[Extracted records]

________________

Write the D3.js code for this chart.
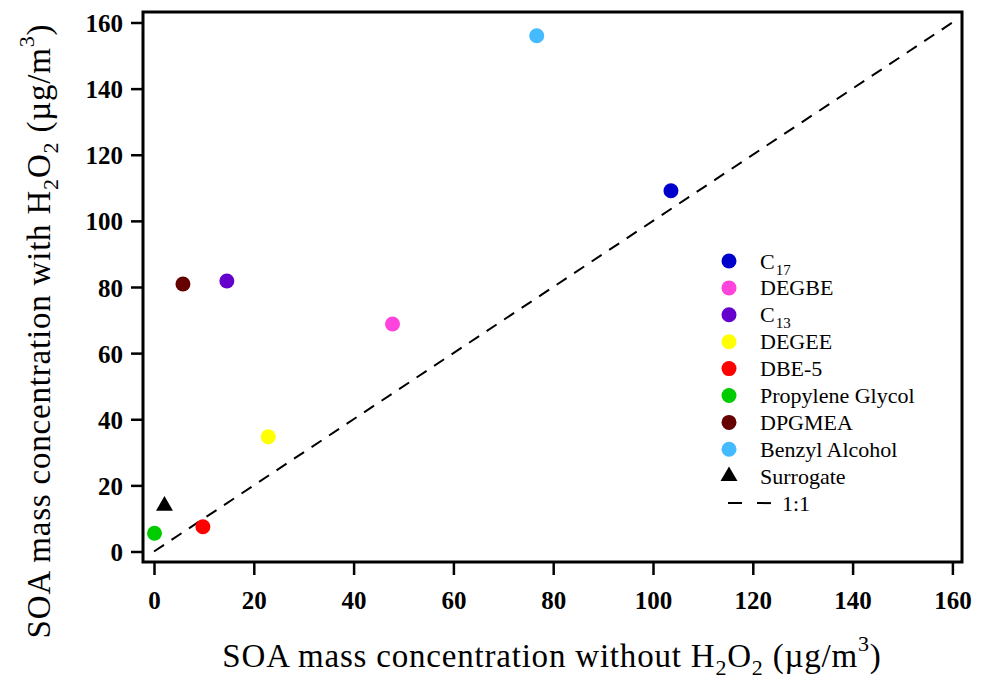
<!DOCTYPE html>
<html>
<head>
<meta charset="utf-8">
<script src="https://cdn.jsdelivr.net/npm/d3@7"></script>
<style>
  body { margin: 0; background: #fff; }
  svg { display: block; }
  svg text { font-family: "Liberation Serif", "Times New Roman", Times, "DejaVu Serif", serif; }
</style>
</head>
<body>
<script>
// --- data ---
var names = ["C17", "DEGBE", "C13", "DEGEE", "DBE-5", "Propylene Glycol", "DPGMEA", "Benzyl Alcohol", "Surrogate"];
var withoutH2O2 = [103.6, 47.8, 14.6, 22.9, 9.8, 0.1, 5.8, 76.7, 2.1];
var withH2O2 = [109.1, 68.8, 81.8, 34.7, 7.5, 5.5, 80.9, 156.0, 13.8];
var colors = ["#0000cc", "#ff44dd", "#6600cc", "#ffff00", "#ff0000", "#00cc00", "#660000", "#44bbff", "#000000"];
var xTicks = [0, 20, 40, 60, 80, 100, 120, 140, 160];
var yTicks = [0, 20, 40, 60, 80, 100, 120, 140, 160];
var oneToOne = [0, 160];

var FONT = "'Liberation Serif', 'Times New Roman', Times, 'DejaVu Serif', serif";
var width = 984, height = 681;
var box = { left: 143, top: 12, right: 962, bottom: 562 };

var svg = d3.select("body").append("svg")
    .attr("width", width)
    .attr("height", height)
    .attr("font-family", FONT);

var xscale = d3.scaleLinear().domain([0, 160]).range([154, 952.4]);
var yscale = d3.scaleLinear().domain([0, 160]).range([551.5, 22.5]);

// frame
svg.append("rect")
    .attr("x", box.left).attr("y", box.top)
    .attr("width", box.right - box.left).attr("height", box.bottom - box.top)
    .attr("fill", "none").attr("stroke", "#000").attr("stroke-width", 3);

// axes
var x_axis = d3.axisBottom(xscale).tickValues(xTicks).tickSize(12).tickPadding(16);
var y_axis = d3.axisLeft(yscale).tickValues(yTicks).tickSize(11).tickPadding(8);

var gx = svg.append("g").attr("transform", "translate(0," + (box.bottom + 1) + ")").call(x_axis);
var gy = svg.append("g").attr("transform", "translate(" + (box.left - 1) + ",0)").call(y_axis);

[gx, gy].forEach(function (g) {
    g.attr("font-family", FONT);
    g.select(".domain").remove();
    g.selectAll(".tick line").attr("stroke-width", 2.5);
    g.selectAll(".tick text")
        .attr("font-family", FONT)
        .attr("font-weight", "bold")
        .attr("font-size", 25)
        .attr("fill", "#000");
});
gy.selectAll(".tick text").attr("dy", "0.36em");

// 1:1 line
svg.append("line")
    .attr("x1", xscale(oneToOne[0])).attr("y1", yscale(oneToOne[0]))
    .attr("x2", xscale(oneToOne[1])).attr("y2", yscale(oneToOne[1]))
    .attr("stroke", "#000").attr("stroke-width", 2)
    .attr("stroke-dasharray", "12,9");

// points
var pts = names.map(function (n, i) {
    return { name: n, x: withoutH2O2[i], y: withH2O2[i], color: colors[i] };
});

svg.append("g").selectAll("circle")
    .data(pts.filter(function (d) { return d.name != "Surrogate"; }))
    .enter().append("circle")
    .attr("cx", function (d) { return xscale(d.x); })
    .attr("cy", function (d) { return yscale(d.y); })
    .attr("r", 7.5)
    .attr("fill", function (d) { return d.color; });

var tri = d3.symbol().type(d3.symbolTriangle).size(125);
svg.append("g").selectAll("path")
    .data(pts.filter(function (d) { return d.name == "Surrogate"; }))
    .enter().append("path")
    .attr("d", tri)
    .attr("transform", function (d) { return "translate(" + xscale(d.x) + "," + yscale(d.y) + ")"; })
    .attr("fill", "#000");

// legend
var legX = 729, legTextX = 760, legY0 = 261, legStep = 26.9;
var leg = svg.append("g");
names.forEach(function (n, i) {
    var y = legY0 + i * legStep;
    if (n == "Surrogate") {
        leg.append("path").attr("d", tri).attr("transform", "translate(" + legX + "," + y + ")").attr("fill", "#000");
    } else {
        leg.append("circle").attr("cx", legX).attr("cy", y).attr("r", 7.5).attr("fill", colors[i]);
    }
    var t = leg.append("text").attr("x", legTextX).attr("y", y + 7.5).attr("font-size", 22).attr("fill", "#000");
    var m = n.match(/^C(\d+)$/);
    if (m) {
        t.append("tspan").text("C");
        t.append("tspan").attr("dx", 1).attr("dy", 6).attr("font-size", 15).text(m[1]);
    } else {
        t.text(n);
    }
});
var yl = legY0 + names.length * legStep;
leg.append("line")
    .attr("x1", 728).attr("x2", 771).attr("y1", yl).attr("y2", yl)
    .attr("stroke", "#000").attr("stroke-width", 2).attr("stroke-dasharray", "14,15");
leg.append("text").attr("x", 782).attr("y", yl + 7.5).attr("font-size", 22).text("1:1");

// axis titles
function title(t, word) {
    t.append("tspan").text("SOA mass concentration " + word + " H");
    t.append("tspan").attr("dy", 8).attr("font-size", 22).text("2");
    t.append("tspan").attr("dy", -8).text("O");
    t.append("tspan").attr("dy", 8).attr("font-size", 22).text("2");
    t.append("tspan").attr("dy", -8).text(" (\u00b5g/m");
    t.append("tspan").attr("dy", -16).attr("font-size", 22).text("3");
    t.append("tspan").attr("dy", 16).text(")");
}

var xt = svg.append("text")
    .attr("x", 552).attr("y", 667)
    .attr("text-anchor", "middle").attr("font-size", 33)
    .attr("letter-spacing", 0.8).attr("fill", "#000");
title(xt, "without");

var ytt = svg.append("text")
    .attr("transform", "translate(50,331) rotate(-90)")
    .attr("text-anchor", "middle").attr("font-size", 33)
    .attr("letter-spacing", 0.8).attr("fill", "#000");
title(ytt, "with");
</script>
</body>
</html>
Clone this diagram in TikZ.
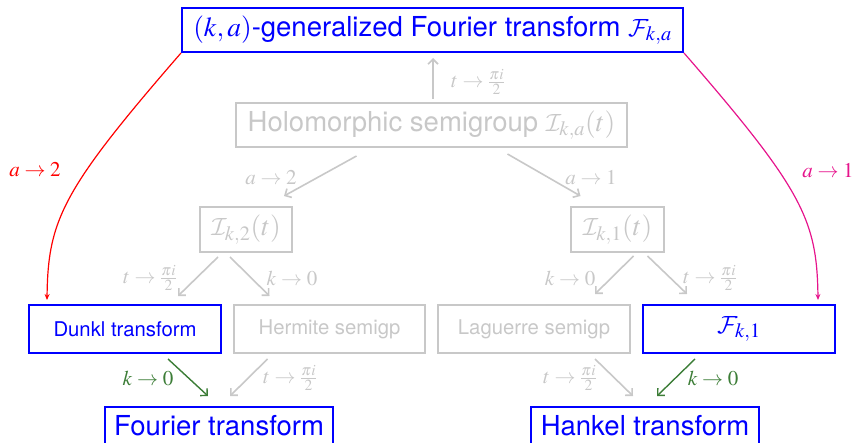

________________

Directions for this task:
Omit the images and transcribe all of the records above word for word.

Correct answer:
Write the D3.js code for this chart.
<!DOCTYPE html>
<html>
<head>
<meta charset="utf-8">
<script src="https://cdn.jsdelivr.net/npm/d3@7"></script>
<style>
  body { margin: 0; background: #fff; }
  svg { display: block; }
  svg text { font-family: "Liberation Serif", "Times New Roman", Times, "DejaVu Serif", serif; }
</style>
</head>
<body>
<script>
// --- data ---
var names = ["C17", "DEGBE", "C13", "DEGEE", "DBE-5", "Propylene Glycol", "DPGMEA", "Benzyl Alcohol", "Surrogate"];
var withoutH2O2 = [103.6, 47.8, 14.6, 22.9, 9.8, 0.1, 5.8, 76.7, 2.1];
var withH2O2 = [109.1, 68.8, 81.8, 34.7, 7.5, 5.5, 80.9, 156.0, 13.8];
var colors = ["#0000cc", "#ff44dd", "#6600cc", "#ffff00", "#ff0000", "#00cc00", "#660000", "#44bbff", "#000000"];
var xTicks = [0, 20, 40, 60, 80, 100, 120, 140, 160];
var yTicks = [0, 20, 40, 60, 80, 100, 120, 140, 160];
var oneToOne = [0, 160];

var FONT = "'Liberation Serif', 'Times New Roman', Times, 'DejaVu Serif', serif";
var width = 984, height = 681;
var box = { left: 143, top: 12, right: 962, bottom: 562 };

var svg = d3.select("body").append("svg")
    .attr("width", width)
    .attr("height", height)
    .attr("font-family", FONT);

var xscale = d3.scaleLinear().domain([0, 160]).range([154, 952.4]);
var yscale = d3.scaleLinear().domain([0, 160]).range([551.5, 22.5]);

// frame
svg.append("rect")
    .attr("x", box.left).attr("y", box.top)
    .attr("width", box.right - box.left).attr("height", box.bottom - box.top)
    .attr("fill", "none").attr("stroke", "#000").attr("stroke-width", 3);

// axes
var x_axis = d3.axisBottom(xscale).tickValues(xTicks).tickSize(12).tickPadding(16);
var y_axis = d3.axisLeft(yscale).tickValues(yTicks).tickSize(11).tickPadding(8);

var gx = svg.append("g").attr("transform", "translate(0," + (box.bottom + 1) + ")").call(x_axis);
var gy = svg.append("g").attr("transform", "translate(" + (box.left - 1) + ",0)").call(y_axis);

[gx, gy].forEach(function (g) {
    g.attr("font-family", FONT);
    g.select(".domain").remove();
    g.selectAll(".tick line").attr("stroke-width", 2.5);
    g.selectAll(".tick text")
        .attr("font-family", FONT)
        .attr("font-weight", "bold")
        .attr("font-size", 25)
        .attr("fill", "#000");
});
gy.selectAll(".tick text").attr("dy", "0.36em");

// 1:1 line
svg.append("line")
    .attr("x1", xscale(oneToOne[0])).attr("y1", yscale(oneToOne[0]))
    .attr("x2", xscale(oneToOne[1])).attr("y2", yscale(oneToOne[1]))
    .attr("stroke", "#000").attr("stroke-width", 2)
    .attr("stroke-dasharray", "12,9");

// points
var pts = names.map(function (n, i) {
    return { name: n, x: withoutH2O2[i], y: withH2O2[i], color: colors[i] };
});

svg.append("g").selectAll("circle")
    .data(pts.filter(function (d) { return d.name != "Surrogate"; }))
    .enter().append("circle")
    .attr("cx", function (d) { return xscale(d.x); })
    .attr("cy", function (d) { return yscale(d.y); })
    .attr("r", 7.5)
    .attr("fill", function (d) { return d.color; });

var tri = d3.symbol().type(d3.symbolTriangle).size(125);
svg.append("g").selectAll("path")
    .data(pts.filter(function (d) { return d.name == "Surrogate"; }))
    .enter().append("path")
    .attr("d", tri)
    .attr("transform", function (d) { return "translate(" + xscale(d.x) + "," + yscale(d.y) + ")"; })
    .attr("fill", "#000");

// legend
var legX = 729, legTextX = 760, legY0 = 261, legStep = 26.9;
var leg = svg.append("g");
names.forEach(function (n, i) {
    var y = legY0 + i * legStep;
    if (n == "Surrogate") {
        leg.append("path").attr("d", tri).attr("transform", "translate(" + legX + "," + y + ")").attr("fill", "#000");
    } else {
        leg.append("circle").attr("cx", legX).attr("cy", y).attr("r", 7.5).attr("fill", colors[i]);
    }
    var t = leg.append("text").attr("x", legTextX).attr("y", y + 7.5).attr("font-size", 22).attr("fill", "#000");
    var m = n.match(/^C(\d+)$/);
    if (m) {
        t.append("tspan").text("C");
        t.append("tspan").attr("dx", 1).attr("dy", 6).attr("font-size", 15).text(m[1]);
    } else {
        t.text(n);
    }
});
var yl = legY0 + names.length * legStep;
leg.append("line")
    .attr("x1", 728).attr("x2", 771).attr("y1", yl).attr("y2", yl)
    .attr("stroke", "#000").attr("stroke-width", 2).attr("stroke-dasharray", "14,15");
leg.append("text").attr("x", 782).attr("y", yl + 7.5).attr("font-size", 22).text("1:1");

// axis titles
function title(t, word) {
    t.append("tspan").text("SOA mass concentration " + word + " H");
    t.append("tspan").attr("dy", 8).attr("font-size", 22).text("2");
    t.append("tspan").attr("dy", -8).text("O");
    t.append("tspan").attr("dy", 8).attr("font-size", 22).text("2");
    t.append("tspan").attr("dy", -8).text(" (\u00b5g/m");
    t.append("tspan").attr("dy", -16).attr("font-size", 22).text("3");
    t.append("tspan").attr("dy", 16).text(")");
}

var xt = svg.append("text")
    .attr("x", 552).attr("y", 667)
    .attr("text-anchor", "middle").attr("font-size", 33)
    .attr("letter-spacing", 0.8).attr("fill", "#000");
title(xt, "without");

var ytt = svg.append("text")
    .attr("transform", "translate(50,331) rotate(-90)")
    .attr("text-anchor", "middle").attr("font-size", 33)
    .attr("letter-spacing", 0.8).attr("fill", "#000");
title(ytt, "with");
</script>
</body>
</html>
Clone this diagram in TikZ.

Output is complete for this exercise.